Bernstein et al demonstrated that gluconolactone provides free radical scavenging effects comparable to other well-known compounds such as ascorbic acid and alpha-tocopherol using an in vitro model of cutaneous photoaging. In this model, compounds are measured for their ability to prevent ultraviolet (UV) induced activation of an elastin promoter in skin via free radical scavenging activity. An increase in the expression of the elastin promoter causes an abnormal deposition of poorly structured elastic material in skin—the condition known as solar elastosis. Maximum protection by free radical scavengers occurs at a rate of approximately 50%; the other 50% is caused by direct UV damage to cells and cellular DNA. Results of the study indicated that gluconolactone provided up to 50% protection against UV radiation. This effect could not be explained by UV screening, and therefore was attributed to gluconolactone’s ability to chelate oxidation-promoting metals possibly via the direct free radical scavenging effects of gluconolactone.

• Clinical effects of gluconolactone

In vivo clinical studies of gluconolactone-containing formulations have demonstrated measurable benefits including antiaging and skin-firming effects that are comparable to commonly used AHAs (e.g. glycolic acid), with reduced irritation potential. In addition, significant antiaging benefits including reduced pigmentation and improved skin texture have been observed over a range of darker Fitzpatrick skin types (IV–VI) represented by a study population of African–Americans, Asians, and Hispanics.

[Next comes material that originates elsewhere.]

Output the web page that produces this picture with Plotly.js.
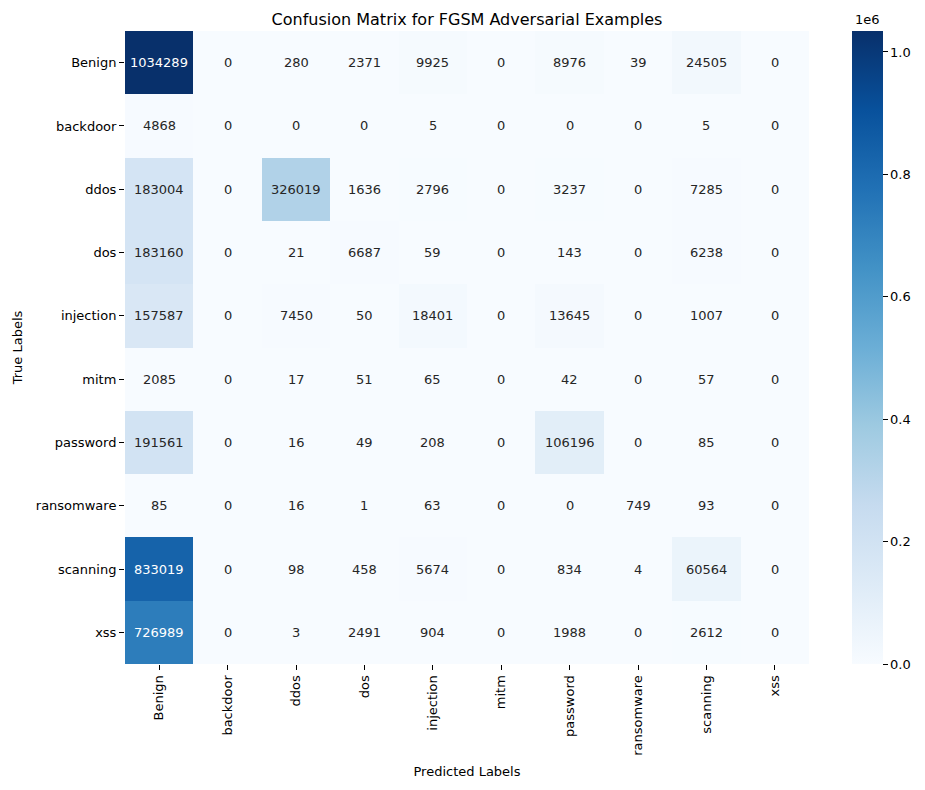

Gluconolactone is well suited for adjunctive use with topical medications. It enhances epidermal cell turnover, which may in part help to explain the adjunctive benefits of PHAs in the treatment of acne. A vehicle-controlled, double-blind clinical study on mild to moderate acne demonstrated antiacne effects with less irritation of a 14% gluconolactone solution in comparison to a 5% benzoyl peroxide lotion. In addition, PHAs can be used to hydrate and condition skin during treatment with drying or irritating medications including topical retinoids, benzoyl peroxide, and azelaic acid. This benefit was demonstrated in a clinical study designed to evaluate the effects of standardized adjunctive use of a PHA cleanser plus PHA moisturizer in combination with 15% azelaic acid gel for the treatment of rosacea. Results indicated significantly greater improvements in global assessment and erythema relative to the azelaic acid treatment group that had not been standardized to adjunctive PHAs (P < 0.05). Compatibility of a 15% gluconolactone-containing cream (pH 3.3) in combination with daily use of tretinoin gel 0.1% has also been demonstrated.